Thema wird auch die vor über einem Jahr vereinbarte Quote zur Verteilung von Flüchtlingen aus Griechenland und Italien sein. Die osteuropäischen EU-Staaten weigern sich bisher großteils, einen Anteil von insgesamt 160.000 Menschen aufzunehmen. Bisher wurden erst 4.140 Flüchtlinge aus Griechenland auf die EU-Staaten verteilt. Ungarn lässt zudem kommende Woche über die verbindlichen Quoten abstimmen - neuer Zündstoff für die Debatte.

Kritiker und Nutznießer zugleich

Im Interview mit dem „Standard“ sagte Kern, dass die Lage an Ungarns Grenze „humanitär nur schwer erträglich“ sei.
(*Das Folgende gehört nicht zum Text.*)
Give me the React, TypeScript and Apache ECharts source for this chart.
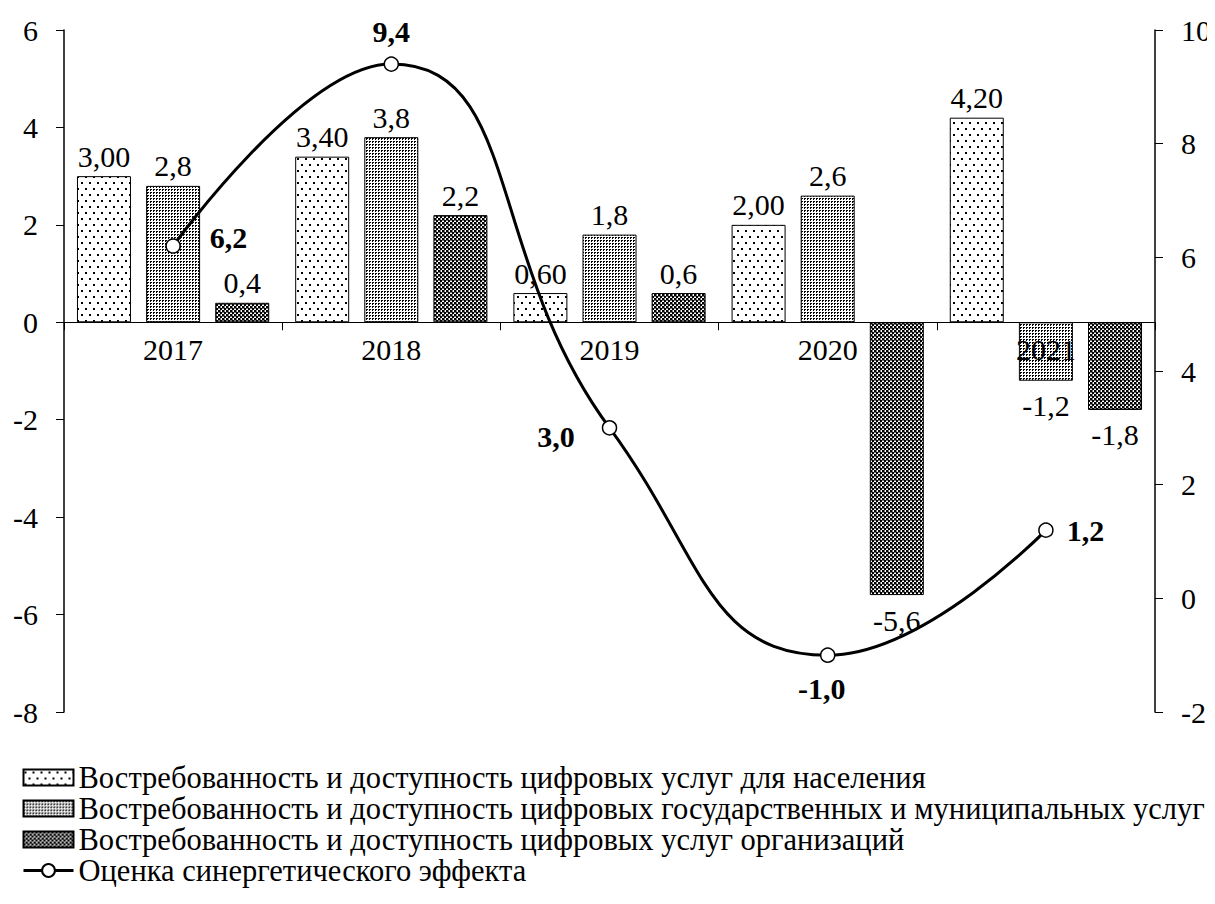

Gleichzeitig sei man aber auch „Nutznießer dieser Orban’schen Politik, weil damit viel weniger Flüchtlinge nach Österreich oder Deutschland kommen“. Dadurch ergebe sich die Verantwortung für die negativen Folgen. „Irgendwann werden sich diese Menschen von allein auf den Weg machen, und das Problem verschiebt sich an eine andere europäische Grenze.“

Für Debatten könnte aber auch Österreichs Richtwert sorgen: Wenn dieses Jahr die Zahl von 37.500 Asylanträgen überschritten wird, sollen per Notverordnung weitere Schutzsuchende an der Grenze abgewiesen werden. Bis Ende August zählte das Innenministerium bereits etwa 26.400 Anträge. Wird der Richtwert überschritten, könnten viele Flüchtlinge in den Nachbarländern festsitzen.

Investitionen in Herkunftsländern

Das Treffen in Wien ist der zweite große internationale Flüchtlingsgipfel innerhalb einer Woche. Kanzler Kern und Außenminister Kurz nahmen bereits am UNO-Flüchtlings- und Migrationsgipfel im Rahmen der Generaldebatte in New York teil. Auch dabei ging es vorrangig bereits um die Frage, wie die Lage in den Herkunftsländern der Flüchtlinge verbessert werden kann.

Kern schlug dabei einen „Marshallplan“ für Afrika vor. Eine nachhaltige Lösung dürfe nicht nur momentane Abhilfe umfassen, vielmehr müsse sie die Ursachen der Migration bekämpfen. Es gelte, mittels Investments das Potenzial der afrikanischen Länder zur fördern, so Kern. Zusätzlich sprach er sich für ein EU-Flüchtlingsabkommen mit Ägypten aus.